Monday, March 14, 2011

July 1938: Detective Comics #18

Cover by Creig Flessel

'Speed Saunders' (by Gardner Fox and Fred Guardineer): Speed investigates the murder of a diamond merchant, which is about as bog standard as these mysteries get.  Hint: he was murdered for diamonds!  By the guy who likes diamonds!

'Cosmo' (by Sven Elven): Cosmo heads to Texas for a holiday, and ends up investigating a murder for which a friend of his is the prime suspect.  Cosmo has a foolproof investigation method: find the nearest shifty-looking Mexican and beat him until he confesses.  Guaranteed to work every time.

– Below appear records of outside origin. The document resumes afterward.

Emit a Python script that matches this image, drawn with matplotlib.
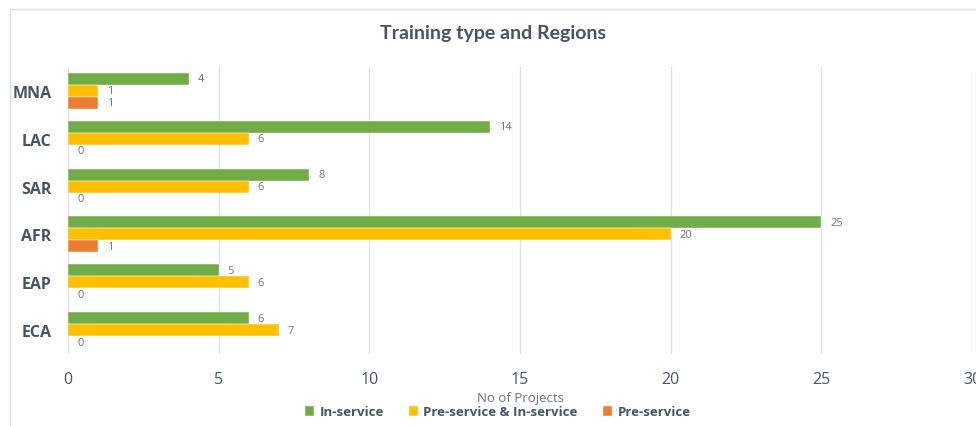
import matplotlib
matplotlib.use('Agg')
import matplotlib.pyplot as plt
import numpy as np
from matplotlib.patches import Rectangle

regions = ['ECA', 'EAP', 'AFR', 'SAR', 'LAC', 'MNA']
in_service = [6, 5, 25, 8, 14, 4]
pre_and_in = [7, 6, 20, 6, 6, 1]
pre_service = [0, 0, 1, 0, 0, 1]
series_names = ['In-service', 'Pre-service & In-service', 'Pre-service']
colors = ['#70AD47', '#FFC000', '#ED7D31']

text_col = '#44546A'
label_col = '#6B7280'
grid_col = '#DCE1E8'

plt.rcParams['font.family'] = ['Open Sans', 'DejaVu Sans']

fig = plt.figure(figsize=(9.76, 4.27), dpi=100)
ax = fig.add_axes([0.0697, 0.1686, 0.9262, 0.6721])

# chart frame (right and bottom edges run off the image)
fig.patches.append(Rectangle((10 / 976, -0.05), 1.2, 1 - 10 / 427 + 0.05,
                             transform=fig.transFigure, fill=False,
                             edgecolor='#D9DEE6', linewidth=1))

y = np.arange(len(regions))
h = 0.25
series = [in_service, pre_and_in, pre_service]
offsets = [h, 0, -h]
for vals, off, col, name in zip(series, offsets, colors, series_names):
    bars = ax.barh(y + off, vals, height=h, color=col, label=name,
                   edgecolor='white', linewidth=0.3, zorder=3)
    for b, v in zip(bars, vals):
        ax.text(v + 0.3, b.get_y() + b.get_height() / 2, str(v),
                va='center', ha='left', fontsize=8, color=label_col, zorder=4)

ax.set_xlim(0, 30)
ax.set_ylim(-0.5, 5.5)
ax.set_xticks([0, 5, 10, 15, 20, 25, 30])
ax.set_yticks(y)
ax.set_yticklabels(regions, fontsize=11.5, fontweight='bold', color=text_col)
ax.tick_params(axis='x', labelsize=11.5, colors=text_col, length=0, pad=12)
ax.tick_params(axis='y', length=0, pad=12)
ax.grid(axis='x', color=grid_col, linewidth=1, zorder=0)
for s in ax.spines.values():
    s.set_visible(False)

# axis title sits just above the legend
fig.text(ax.get_position().x0 + ax.get_position().width * 0.5, 1 - 399 / 427,
         'No of Projects', ha='center', va='center', fontsize=9.5,
         color=label_col)
fig.text(0.5 + 10 / 976 / 2, 1 - 33 / 427, 'Training type and Regions',
         ha='center', va='center', fontsize=14, fontweight='bold',
         color=text_col, family=['Lato', 'DejaVu Sans'])

leg = fig.legend(loc='center', bbox_to_anchor=(0.51, 1 - 413 / 427), ncol=3,
                 frameon=False, fontsize=9.5, handlelength=0.7, handleheight=0.7,
                 handletextpad=0.4, columnspacing=1.9, borderpad=0)
for t in leg.get_texts():
    t.set_color(text_col)
    t.set_fontweight('bold')

fig.savefig('out.png', dpi=100)
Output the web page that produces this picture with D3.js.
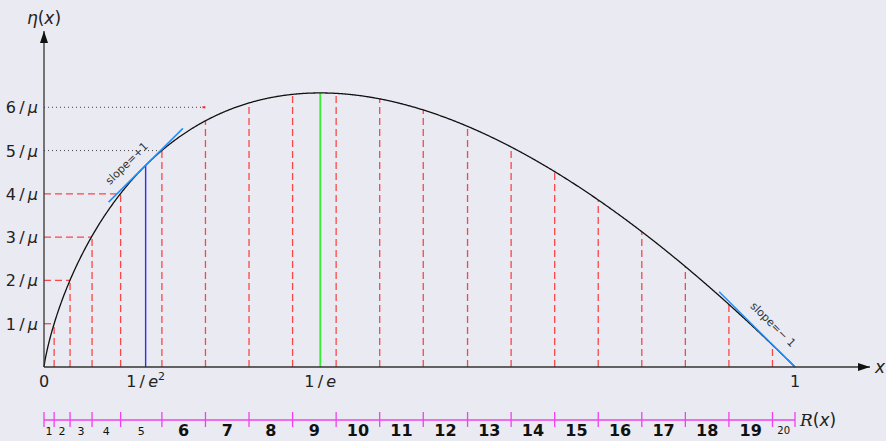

'Larry Steele' (by Will Ely): Larry was falling into a pit trap when last we left, having been captured by some kidnappers.  The rest of the strip is as paint-by-numbers as it gets.  Larry escapes, sends a friend to call the police, then stalls the kidnappers until they arrive.  Just once it would be nice to get something with more than a single dimension.

'Fu Manchu' (by Sax Rohmer and Leo O'Mealia): Petrie encounters a mysterious girl who hands him a message to deliver to Nayland Smith.  This strip still has an eerie, otherworldy quality that I'm enjoying.  Normally I dislike the strips that are told in nothing but narrative captions, but this being an adaptation of a novel makes it feel more authentic that way.  It also helps that the quality of the writing is well above the usual comic strip of the time.  I'm pretty sure they're lifting the text directly from Sax Rohmer.

'Spy' (by Jerry Siegel and Joe Shuster): Bart and Sally keep trying to propose to each other while investigating the theft of a giant ruby.  Which is weird, because as far as I recall they've been engaged since the first issue.

'The Golden Key' (by Gardner Fox): This is a prose story about an art thief who steals a painting by rolling it up inside his hollow cane.  As is often the case, what we have here is a mystery story which is absolutely impossible to solve; the protagonist is privy to a whole lot of information that we are never shown.  I suppose there's only so much you can do in two pages, though.

'Bruce Nelson and the Coolie Smugglers' (by Tom Hickey): This story continues from last issue.  In the first part, Bruce had been framed as a smuggler, and was on the run in his plane with his native buddy Ungi.  In this chapter, they find the hangout of Del Rio, the actual smuggler, but their plane runs out of gas during the inevitable dogfight.  During the crash Nelson is injured and Ungi nurses him back to health in a cave (there's a lot of massaging, oil, and calling each other "big boy" at this point). A somewhat pointless fight with a snake takes up a whole lot of time, before Nelson and Ungi make their move against Del Rio.  And are promptly captured.  As usual, Bruce Nelson holds my interest more than most other strips.  There's nothing particularly outstanding about this one, but it does have a certain air of authenticity that's lacking elsewhere.

'Steve Malone, District Attorney' (by Gardner Fox and Artist Unknown): This is a new strip that is written by Gardner Fox.  It's a mystery as to who pencilled it; I certainly can't find anything on the web.  The eponymous hero investigates the murder of an ambassador in this story, which was adequate enough, but I found it harder to follow due to some weird placement of the word balloons.  They were often placed to be read from right to left in each panel, so I found myself reading the dialogue in the wrong order.

'Slam Bradley' (by Jerry Siegel and Joe Shuster): Slam and Shorty are embroiled in a whole lot of shenanigans involving an experimental plane.  I've never read a strip before with so many swerves and double-crosses.  There's really no comic relief to speak of (usually the life-blood of any good Slam Bradley story) but it makes up for it by being one of the most unpredictable reads so far.  Also, it has a mad scientist, and at this point Shuster draws the best damn mad scientists in the biz.